* Excerpted records *

______________________________

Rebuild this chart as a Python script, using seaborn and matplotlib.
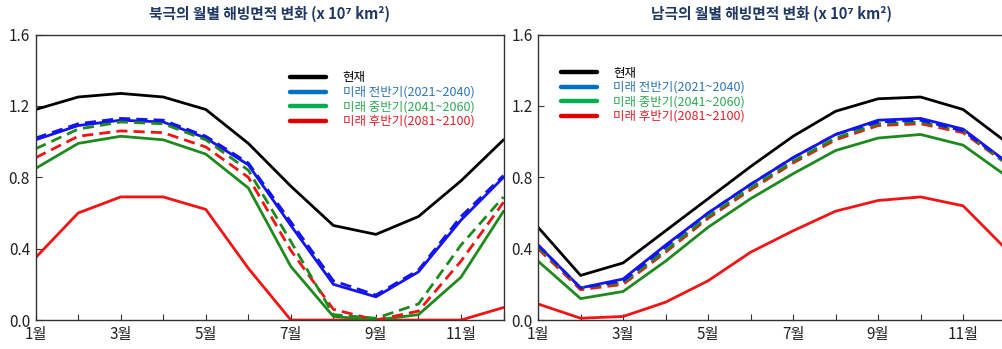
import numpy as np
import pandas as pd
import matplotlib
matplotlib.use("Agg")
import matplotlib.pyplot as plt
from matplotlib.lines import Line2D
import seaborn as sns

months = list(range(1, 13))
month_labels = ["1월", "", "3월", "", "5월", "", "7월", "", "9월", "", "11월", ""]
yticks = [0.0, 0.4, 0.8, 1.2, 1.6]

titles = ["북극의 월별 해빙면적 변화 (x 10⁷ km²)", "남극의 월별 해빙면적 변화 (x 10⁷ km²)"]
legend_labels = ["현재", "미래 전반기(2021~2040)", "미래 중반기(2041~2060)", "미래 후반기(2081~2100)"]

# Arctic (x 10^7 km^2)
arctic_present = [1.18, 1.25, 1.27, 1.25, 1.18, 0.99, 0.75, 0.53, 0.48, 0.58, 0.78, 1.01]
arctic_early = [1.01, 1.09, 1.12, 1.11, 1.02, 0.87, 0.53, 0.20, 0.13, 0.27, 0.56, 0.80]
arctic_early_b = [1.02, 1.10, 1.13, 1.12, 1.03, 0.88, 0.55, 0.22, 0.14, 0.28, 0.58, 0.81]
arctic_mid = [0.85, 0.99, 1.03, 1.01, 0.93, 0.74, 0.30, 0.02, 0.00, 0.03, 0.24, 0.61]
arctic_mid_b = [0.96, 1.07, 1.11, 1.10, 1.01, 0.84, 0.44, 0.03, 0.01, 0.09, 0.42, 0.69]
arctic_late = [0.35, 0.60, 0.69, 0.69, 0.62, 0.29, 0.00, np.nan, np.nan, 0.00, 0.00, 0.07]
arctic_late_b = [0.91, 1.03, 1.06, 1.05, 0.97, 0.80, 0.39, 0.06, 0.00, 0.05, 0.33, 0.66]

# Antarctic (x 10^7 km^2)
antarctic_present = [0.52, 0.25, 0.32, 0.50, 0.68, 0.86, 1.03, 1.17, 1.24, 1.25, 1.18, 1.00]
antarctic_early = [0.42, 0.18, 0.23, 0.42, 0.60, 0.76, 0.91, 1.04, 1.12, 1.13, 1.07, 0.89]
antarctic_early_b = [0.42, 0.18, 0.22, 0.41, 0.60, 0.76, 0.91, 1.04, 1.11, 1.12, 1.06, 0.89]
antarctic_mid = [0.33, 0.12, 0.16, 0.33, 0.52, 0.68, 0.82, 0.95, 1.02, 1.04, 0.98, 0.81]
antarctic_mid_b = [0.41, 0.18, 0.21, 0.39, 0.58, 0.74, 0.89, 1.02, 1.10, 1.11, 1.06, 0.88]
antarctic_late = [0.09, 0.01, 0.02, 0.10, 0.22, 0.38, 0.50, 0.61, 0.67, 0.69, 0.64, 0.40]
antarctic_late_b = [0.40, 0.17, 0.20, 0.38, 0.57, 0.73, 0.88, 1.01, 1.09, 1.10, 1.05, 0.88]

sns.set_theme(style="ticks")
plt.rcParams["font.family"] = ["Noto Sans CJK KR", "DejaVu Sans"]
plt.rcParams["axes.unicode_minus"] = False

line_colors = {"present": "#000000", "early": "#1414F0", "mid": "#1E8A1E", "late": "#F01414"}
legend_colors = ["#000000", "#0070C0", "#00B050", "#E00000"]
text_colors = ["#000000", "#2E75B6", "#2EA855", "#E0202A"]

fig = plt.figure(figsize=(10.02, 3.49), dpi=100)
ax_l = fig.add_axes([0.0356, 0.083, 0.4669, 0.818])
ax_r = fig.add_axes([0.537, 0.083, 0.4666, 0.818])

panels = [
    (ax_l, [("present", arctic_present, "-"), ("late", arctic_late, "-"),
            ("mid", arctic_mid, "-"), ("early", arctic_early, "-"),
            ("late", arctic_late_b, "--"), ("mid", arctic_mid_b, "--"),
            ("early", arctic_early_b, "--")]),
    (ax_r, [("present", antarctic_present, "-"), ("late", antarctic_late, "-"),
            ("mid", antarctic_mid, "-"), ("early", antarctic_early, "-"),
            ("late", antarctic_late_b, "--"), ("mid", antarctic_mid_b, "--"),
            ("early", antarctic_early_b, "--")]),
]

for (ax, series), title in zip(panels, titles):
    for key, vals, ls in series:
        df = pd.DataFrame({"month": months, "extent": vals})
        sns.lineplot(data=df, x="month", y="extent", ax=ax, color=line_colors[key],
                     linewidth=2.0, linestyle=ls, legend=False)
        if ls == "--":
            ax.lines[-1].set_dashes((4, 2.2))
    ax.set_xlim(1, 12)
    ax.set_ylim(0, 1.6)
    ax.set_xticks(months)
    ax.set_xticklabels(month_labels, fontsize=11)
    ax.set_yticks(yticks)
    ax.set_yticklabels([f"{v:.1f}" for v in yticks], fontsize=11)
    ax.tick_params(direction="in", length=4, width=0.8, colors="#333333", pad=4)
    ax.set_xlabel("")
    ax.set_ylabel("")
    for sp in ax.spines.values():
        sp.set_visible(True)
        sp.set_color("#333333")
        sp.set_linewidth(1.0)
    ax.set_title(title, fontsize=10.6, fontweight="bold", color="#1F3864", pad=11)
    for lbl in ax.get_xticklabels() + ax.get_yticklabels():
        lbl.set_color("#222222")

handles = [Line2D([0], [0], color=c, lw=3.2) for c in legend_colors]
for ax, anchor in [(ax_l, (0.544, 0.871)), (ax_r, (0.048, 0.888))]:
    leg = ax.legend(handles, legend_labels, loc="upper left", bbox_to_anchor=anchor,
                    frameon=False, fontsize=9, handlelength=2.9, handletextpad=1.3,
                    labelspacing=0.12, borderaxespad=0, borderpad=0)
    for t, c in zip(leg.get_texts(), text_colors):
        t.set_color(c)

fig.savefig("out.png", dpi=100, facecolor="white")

______________________________

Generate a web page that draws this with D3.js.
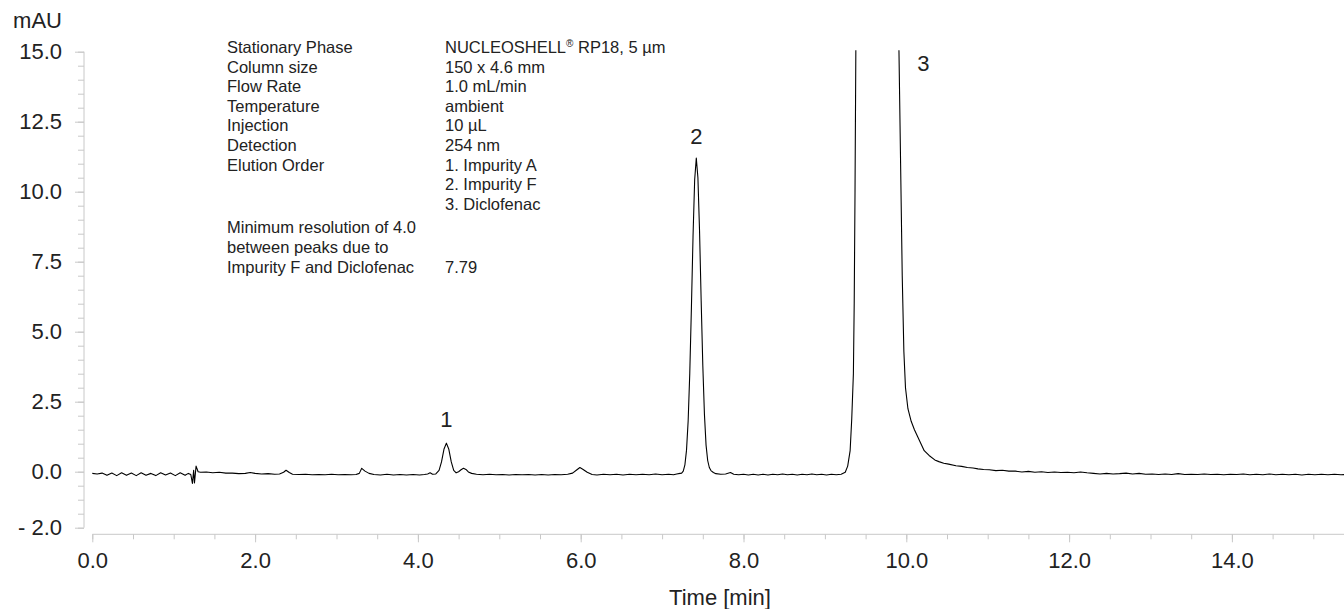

______________________________

* Stated exercise *
Retype only the lines above from the one with "Rebuild this chart" through the one with "0.05, 0.33, 0.66]", exactly and with both ends. Images stay out.

* Reply *
Rebuild this chart as a Python script, using seaborn and matplotlib.
import numpy as np
import pandas as pd
import matplotlib
matplotlib.use("Agg")
import matplotlib.pyplot as plt
from matplotlib.lines import Line2D
import seaborn as sns

months = list(range(1, 13))
month_labels = ["1월", "", "3월", "", "5월", "", "7월", "", "9월", "", "11월", ""]
yticks = [0.0, 0.4, 0.8, 1.2, 1.6]

titles = ["북극의 월별 해빙면적 변화 (x 10⁷ km²)", "남극의 월별 해빙면적 변화 (x 10⁷ km²)"]
legend_labels = ["현재", "미래 전반기(2021~2040)", "미래 중반기(2041~2060)", "미래 후반기(2081~2100)"]

# Arctic (x 10^7 km^2)
arctic_present = [1.18, 1.25, 1.27, 1.25, 1.18, 0.99, 0.75, 0.53, 0.48, 0.58, 0.78, 1.01]
arctic_early = [1.01, 1.09, 1.12, 1.11, 1.02, 0.87, 0.53, 0.20, 0.13, 0.27, 0.56, 0.80]
arctic_early_b = [1.02, 1.10, 1.13, 1.12, 1.03, 0.88, 0.55, 0.22, 0.14, 0.28, 0.58, 0.81]
arctic_mid = [0.85, 0.99, 1.03, 1.01, 0.93, 0.74, 0.30, 0.02, 0.00, 0.03, 0.24, 0.61]
arctic_mid_b = [0.96, 1.07, 1.11, 1.10, 1.01, 0.84, 0.44, 0.03, 0.01, 0.09, 0.42, 0.69]
arctic_late = [0.35, 0.60, 0.69, 0.69, 0.62, 0.29, 0.00, np.nan, np.nan, 0.00, 0.00, 0.07]
arctic_late_b = [0.91, 1.03, 1.06, 1.05, 0.97, 0.80, 0.39, 0.06, 0.00, 0.05, 0.33, 0.66]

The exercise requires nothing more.